God, NOT COOL. Don’t you know I’m a mover and a shaker?

  1. Emily
    February 23, 2010 at 8:35 AM

    I want you to prayerfully consider going to this conference with me. http://www.faithlafayette.org/page1390.aspx

    I RLY, RLY, RLY think you would benefit from it GREATLY. You can stay at our house on Friday night (and Saturday night too if you want). And if the cost is a problem, I’ll pay it.

    ❤ you.

  2. February 23, 2010 at 10:24 AM

    You should really start reading some of this lady: http://www.goingbeyond.com/
    She’s wonderful. At least, I think so.

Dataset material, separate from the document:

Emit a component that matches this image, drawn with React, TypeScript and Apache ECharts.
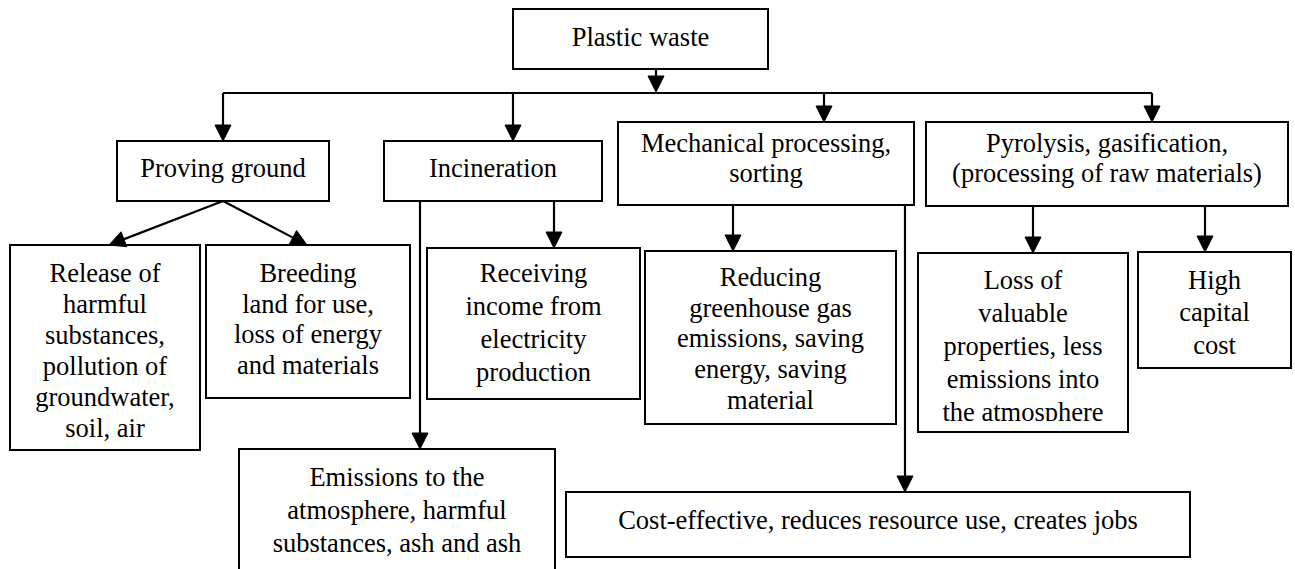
import React, { useEffect, useRef } from "react";
import * as echarts from "echarts";

// ---- content ----
const rootLabel = "Plastic waste";
const methodLabels = [
  "Proving ground",
  "Incineration",
  "Mechanical processing,\nsorting",
  "Pyrolysis, gasification,\n(processing of raw materials)",
];
const outcomeLabels = [
  "Release of\nharmful\nsubstances,\npollution of\ngroundwater,\nsoil, air",
  "Breeding\nland for use,\nloss of energy\nand materials",
  "Receiving\nincome from\nelectricity\nproduction",
  "Emissions to the\natmosphere, harmful\nsubstances, ash and ash",
  "Reducing\ngreenhouse gas\nemissions, saving\nenergy, saving\nmaterial",
  "Cost-effective, reduces resource use, creates jobs",
  "Loss of\nvaluable\nproperties, less\nemissions into\nthe atmosphere",
  "High\ncapital\ncost",
];
// which method each outcome belongs to
const outcomeParent = [0, 0, 1, 1, 2, 2, 3, 3];

// ---- layout (positions only) ----
type Box = { x: number; y: number; w: number; h: number; pad?: number; lh?: number; clip?: number };
const rootBox: Box = { x: 513, y: 9, w: 255, h: 60, pad: 13, lh: 30 };
const methodBoxes: Box[] = [
  { x: 117, y: 141, w: 212, h: 60, pad: 12, lh: 30 },
  { x: 384, y: 141, w: 218, h: 60, pad: 12, lh: 30 },
  { x: 618, y: 122, w: 296, h: 83, pad: 5.5, lh: 30 },
  { x: 926, y: 122, w: 362, h: 84, pad: 5.5, lh: 30 },
];
const outcomeBoxes: Box[] = [
  { x: 10, y: 245, w: 190, h: 205, pad: 12.5, lh: 31 },
  { x: 206, y: 245, w: 204, h: 153, pad: 12.5, lh: 30.7 },
  { x: 427, y: 248, w: 213, h: 151, pad: 8.5, lh: 33 },
  { x: 239, y: 449, w: 316, h: 140, pad: 11, lh: 33 },
  { x: 645, y: 251, w: 251, h: 173, pad: 10.5, lh: 30.7 },
  { x: 566, y: 492, w: 624, h: 65, pad: 12.5, lh: 30 },
  { x: 918, y: 253, w: 210, h: 179, pad: 10, lh: 33, clip: 421 },
  { x: 1138, y: 252, w: 153, h: 116, pad: 11.5, lh: 32.5 },
];
const busY = 93;
const rootStemX = 656;
const methodDropX = [223, 513, 824, 1152];
// connector start (x on parent bottom) and end (x on child top) for each outcome
const outcomeFromX = [223, 223, 554, 420, 733, 905, 1033, 1205];
const outcomeToX = [109, 307, 554, 420, 733, 905, 1033, 1205];

const FONT = "26.5px 'Liberation Serif', 'Times New Roman', Tinos, 'DejaVu Serif', serif";

function arrowHead(x1: number, y1: number, x2: number, y2: number) {
  const dx = x2 - x1, dy = y2 - y1;
  const len = Math.hypot(dx, dy) || 1;
  const ux = dx / len, uy = dy / len;
  const L = 16, W = 8;
  const bx = x2 - ux * L, by = y2 - uy * L;
  return {
    type: "polygon",
    shape: { points: [[x2, y2], [bx - uy * W, by + ux * W], [bx + uy * W, by - ux * W]] },
    style: { fill: "#000", stroke: "#000", lineWidth: 1 },
    z: 20,
  };
}

function arrow(x1: number, y1: number, x2: number, y2: number, head = true) {
  const els: any[] = [];
  const dx = x2 - x1, dy = y2 - y1;
  const len = Math.hypot(dx, dy) || 1;
  const ex = head ? x2 - (dx / len) * 10 : x2;
  const ey = head ? y2 - (dy / len) * 10 : y2;
  els.push({
    type: "line",
    shape: { x1, y1, x2: ex, y2: ey },
    style: { stroke: "#000", lineWidth: 2.2 },
    z: 20,
  });
  if (head) els.push(arrowHead(x1, y1, x2, y2));
  return els;
}

function boxEls(b: Box, text: string) {
  const els: any[] = [
    {
      type: "rect",
      shape: { x: b.x, y: b.y, width: b.w, height: b.h },
      style: { fill: "#fff", stroke: "none" },
      z: 1,
    },
    {
      type: "text",
      x: b.x + b.w / 2,
      y: b.y + (b.pad ?? 12),
      style: {
        text,
        font: FONT,
        fill: "#000",
        align: "center",
        verticalAlign: "top",
        lineHeight: b.lh ?? 30,
      },
      z: 5,
    },
  ];
  if (b.clip !== undefined) {
    els.push({
      type: "rect",
      shape: { x: b.x + 2, y: b.clip, width: b.w - 4, height: b.y + b.h - b.clip },
      style: { fill: "#fff" },
      z: 8,
    });
  }
  els.push({
    type: "rect",
    shape: { x: b.x, y: b.y, width: b.w, height: b.h },
    style: { fill: "none", stroke: "#000", lineWidth: 2 },
    z: 10,
  });
  return els;
}

export default function App() {
  const ref = useRef<HTMLDivElement>(null);
  useEffect(() => {
    if (!ref.current) return;
    const chart = echarts.init(ref.current, undefined, { renderer: "svg" });
    const elements: any[] = [];
    elements.push(...boxEls(rootBox, rootLabel));
    methodLabels.forEach((t, i) => elements.push(...boxEls(methodBoxes[i], t)));
    outcomeLabels.forEach((t, i) => elements.push(...boxEls(outcomeBoxes[i], t)));

    // root stem and bus
    elements.push(...arrow(rootStemX, rootBox.y + rootBox.h, rootStemX, busY - 1));
    elements.push({
      type: "line",
      shape: { x1: methodDropX[0], y1: busY, x2: methodDropX[methodDropX.length - 1], y2: busY },
      style: { stroke: "#000", lineWidth: 2.2 },
      z: 20,
    });
    methodDropX.forEach((x, i) => {
      elements.push(...arrow(x, busY, x, methodBoxes[i].y));
    });
    outcomeLabels.forEach((_, i) => {
      const p = methodBoxes[outcomeParent[i]];
      const c = outcomeBoxes[i];
      elements.push(...arrow(outcomeFromX[i], p.y + p.h, outcomeToX[i], c.y));
    });

    chart.setOption({
      animation: false,
      backgroundColor: "#fff",
      graphic: { elements },
    });
    return () => chart.dispose();
  }, []);
  return (
    <div
      ref={ref}
      style={{ position: "fixed", left: 0, top: 0, width: 1295, height: 569, background: "#fff" }}
    />
  );
}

    Also, I never really fit in at my fundie alma mater. Being in the Speech and English departments was my salvation. I thought too much and too clearly to fit in anywhere else. And I was still a little edgy and rebellious. I didn’t own a khaki skirt until my junior year simply to buck the clothing trend. I also was always pushing length rules. But even at that, I have an almost obsessive need to be liked. The question around which everything centers is, “Where do I stand with the people around me?” I avoid writing certain blog posts because I’m afraid of causing controversy. Ultimately, I have to remind myself of Truth: if someone is going to walk away from me because they have a difference of opinion, they weren’t worth my worry anyway. The important people, the worthwhile people, don’t like you because you fit in with them; they like you because you’re you.

  3. October 11, 2011 at 8:58 AM

    I’m not a Christian, but I do relate to a lot you say in this post.